Las dos Españas continúan existiendo, aunque mi natural moderado no me haga incurrir en alarmismos cruentos. Al menos hasta ahora. Y lo curioso es que muchas veces no nos damos cuenta de que existe una impermeabilidad radical porque, cada uno en su burbuja, oyen el eco de sus propias palabras entre 'los convencidos'. Así todos partidarios, claro. Ocurre exactamente lo mismo en las reuniones que se llaman así mismo 'progresistas' -y que tienen mucho de 'regresistas', por cierto- y las de carácter conservador. No hay más que ver las pancartas de las diversas manifestaciones, las caras de los jóvenes asistentes a los mítines de los líderes de los partidos en televisión (siempre se procura que, los que lo rodeen, den sensación de frescura juvenil y talante renovador) que sonríen y asienten; y lo mismo que los ocupantes sentados en las primeras filas, distinguidos por sus adhesiones inquebrantables o quebrantadas.
Esta situación de 'estanqueidad' de las respectivas clientelas políticas cobra mayor trascendencia, cuando la metáfora que utilizo repercute en la gestión de los servicios públicos que corresponde a las administraciones públicas. Son dos facciones de sordos con argumentarios imposibles de coordinar de forma pragmática para alcanzar el bienestar social, como diría Alasdair MacIntyre. La demagogia y los relatos destinados a la obtención de votos de cara a unas eventuales elecciones pueden tolerarse o hasta justificarse, pero cuando afecta a una cuestión medular, como es la gestión de un servicio esencial y de «interés económico general», tal como lo califica la vigente Ley 24/2013 del Sector Eléctrico, no es de recibo. Conforme a dicha ley, la planificación eléctrica corresponde a la Administración del Estado y se ha de ser enormemente prudente para no convertir la utilización de las distintas formas de producción energética en una cuestión ideológica.
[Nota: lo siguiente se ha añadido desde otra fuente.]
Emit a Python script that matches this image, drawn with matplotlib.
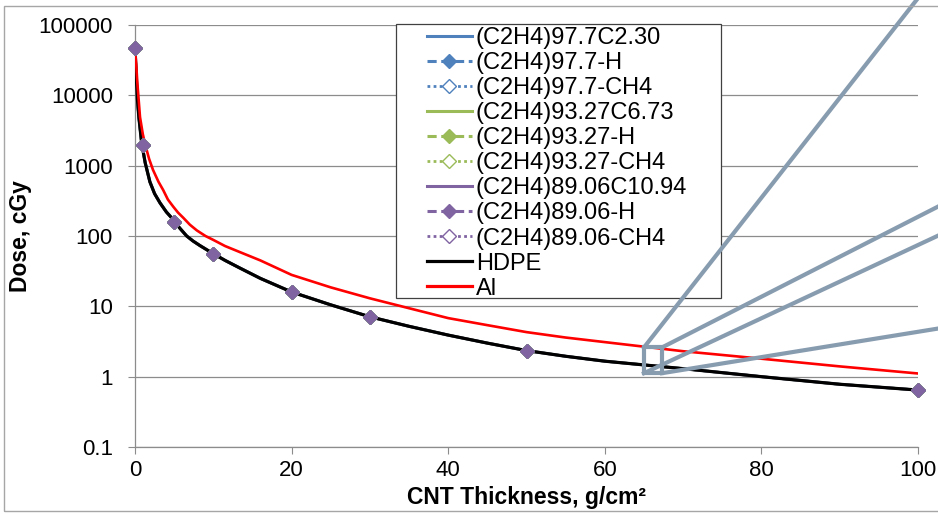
import matplotlib.pyplot as plt
from matplotlib.lines import Line2D
from matplotlib.patches import Rectangle
from matplotlib.ticker import NullLocator

plt.rcParams['font.family'] = ['Liberation Sans', 'DejaVu Sans']

# diamonds (calculated points)
pt_x = [0, 1, 5, 10, 20, 30, 50, 100]
pt_dose = [47000, 1980, 160, 56, 16, 7.05, 2.31, 0.645]

# smooth curves
hdpe_x = [0, 0.15, 0.3, 0.5, 0.85, 1.3, 1.9, 2.5, 3.2, 4, 4.9, 5.7, 6.6, 7.4, 8.3, 10, 11.5,
          13.4, 16, 20, 25, 30, 35, 40, 45, 50, 55, 60, 70, 80, 90, 100]
hdpe_dose = [47000, 20000, 9000, 4800, 2100, 1100, 590, 400, 295, 220, 170, 130, 100, 85, 73, 56, 45,
             35, 25, 16, 10.5, 7.1, 5.2, 3.9, 3.0, 2.35, 1.95, 1.66, 1.3, 1.0, 0.78, 0.645]
al_x = [0, 0.15, 0.3, 0.64, 1.0, 1.3, 1.8, 2.3, 3, 3.6, 4.2, 4.9, 5.5, 6.2, 7, 7.9, 9, 10, 11.5,
        13.4, 16, 20, 25, 30, 35, 40, 45, 50, 55, 60, 70, 80, 90, 100]
al_dose = [47000, 28000, 15000, 4900, 2800, 2000, 1250, 870, 590, 450, 330, 260, 215, 180, 145, 120, 100, 88, 72,
           59, 45, 28, 18.6, 13, 9.4, 6.8, 5.4, 4.3, 3.6, 3.1, 2.3, 1.8, 1.4, 1.11]

groups = ['97.7', '93.27', '89.06']
carbon = ['2.30', '6.73', '10.94']
colors = ['#4F81BD', '#9BBB59', '#8064A2']

ytick_vals = [0.1, 1, 10, 100, 1000, 10000, 100000]
ytick_labels = ['0.1', '1', '10', '100', '1000', '10000', '100000']
xtick_vals = [0, 20, 40, 60, 80, 100]

fig = plt.figure(figsize=(9.38, 5.14), dpi=100)
W, H = 938, 514
ax = fig.add_axes([135 / W, 1 - 447 / H, 783 / W, 422 / H])

grid_c = '#8C8C8C'
handles = []
for g, c, col in zip(groups, carbon, colors):
    # composite curve hidden under the HDPE line
    ax.plot(hdpe_x, hdpe_dose, color=col, lw=2, zorder=2)
    ax.plot(pt_x, pt_dose, ls='none', marker='D', ms=7, mfc='white', mec=col, zorder=3, clip_on=False)
    ax.plot(pt_x, pt_dose, ls='none', marker='D', ms=7.5, mfc=col, mec=col, zorder=5, clip_on=False)
    handles.append(Line2D([], [], color=col, lw=2.2, label=f'(C2H4){g}C{c}'))
    handles.append(Line2D([], [], color=col, lw=2.2, ls=(0, (3, 1.5)), marker='D', ms=7.5,
                          mfc=col, mec=col, label=f'(C2H4){g}-H'))
    handles.append(Line2D([], [], color=col, lw=2, ls=(0, (1, 1.2)), marker='D', ms=7.5,
                          mfc='white', mec=col, label=f'(C2H4){g}-CH4'))

ax.plot(hdpe_x, hdpe_dose, color='black', lw=2.3, zorder=4)
ax.plot(al_x, al_dose, color='#FF0000', lw=1.9, zorder=4)
handles.append(Line2D([], [], color='black', lw=2.3, label='HDPE'))
handles.append(Line2D([], [], color='#FF0000', lw=2.3, label='Al'))

ax.set_yscale('log')
ax.set_ylim(0.1, 100000)
ax.set_xlim(0, 100)
ax.set_yticks(ytick_vals)
ax.set_yticklabels(ytick_labels)
ax.yaxis.set_minor_locator(NullLocator())
ax.set_xticks(xtick_vals)
ax.grid(axis='y', color=grid_c, lw=0.9)
ax.set_axisbelow(True)
for s in ['top', 'right']:
    ax.spines[s].set_visible(False)
for s in ['left', 'bottom']:
    ax.spines[s].set_color(grid_c)
    ax.spines[s].set_linewidth(0.9)
ax.tick_params(axis='y', direction='out', length=5, color=grid_c, labelsize=16, pad=11)
ax.tick_params(axis='x', direction='out', length=5, color=grid_c, labelsize=16, pad=4)

ax.set_xlabel('CNT Thickness, g/cm²', fontsize=16.5, fontweight='bold', labelpad=4)
ax.set_ylabel('Dose, cGy', fontsize=16.5, fontweight='bold')
ax.yaxis.set_label_coords(-0.1315, 0.5)

# legend with its own frame
ax.add_patch(Rectangle((396 / W, 1 - 298 / H), 325 / W, 274 / H, transform=fig.transFigure,
                       fill=True, fc='white', ec='#404040', lw=0.9, zorder=7, clip_on=False))
leg = ax.legend(handles=handles, loc='upper left', bbox_to_anchor=(427 / W, 1 - 27 / H),
                bbox_transform=fig.transFigure, frameon=False, fontsize=17, handlelength=1.9,
                handletextpad=0.17, labelspacing=0.13, borderpad=0, borderaxespad=0, numpoints=1)
leg.set_zorder(8)

# zoom box with callout lines, drawn over the legend
zc = '#889CB0'
ax.add_patch(Rectangle((65, 1.12), 2.3, 2.6 - 1.12, fill=False, ec=zc, lw=3, zorder=9, clip_on=False))
callouts = [((65, 2.6), (104, 10 ** 5.95)),
            ((67.3, 2.6), (104, 10 ** 2.5)),
            ((65, 1.12), (104, 10 ** 2.08)),
            ((67.3, 1.12), (104, 10 ** 0.71))]
for (x0, y0), (x1, y1) in callouts:
    ax.plot([x0, x1], [y0, y1], color=zc, lw=3, zorder=9, clip_on=False)

# outer chart border
fig.patches.append(Rectangle((4 / W, 3 / H), 960 / W, 505 / H, transform=fig.transFigure,
                             fill=False, ec='#A6A6A6', lw=1))

fig.savefig('out.png', dpi=100)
Carezco de la suficiente formación técnica para establecer cómo deben asignarse las cuotas de participación de las distintas fuentes de energía dentro del total de las que son necesarias en nuestro país, pero lo que sí sé es que su determinación no debe depender de ninguna ideología dogmática que aplique las consignas políticas de turno -'nuclear, no gracias', por ejemplo- sino de consideraciones de índole técnica que permitan optimizar de la forma más segura posible las existentes, porque eso es lo que demanda un país moderno y democrático. Los objetivos políticos en un país que tiene claramente definido su perfil esencial en la Constitución vigente, no deben obedecer a consignas de un partido que ocasionalmente ostente el poder, sino que las directrices de quien lo encabece, destinadas a la prestación de los servicios públicos, deben reflejar la interpretación de las circunstancias que se dan en cada momento y de lo que se deduzca del mandato que les ha conferido la sociedad que los ha elegido. De ahí que el perfil de un ministro, de un director general o de un presidente de una sociedad pública, debe de contar entre sus cualidades un cierto conocimiento de la materia de las competencias que desarrolla, que les permita evitar dar ordenes que desconcierten o fuercen a quienes, por su carácter estrictamente profesional, han de ejecutarlas. Y esto no es reivindicar la tecnocracia, sino aplicar el más elemental sentido común.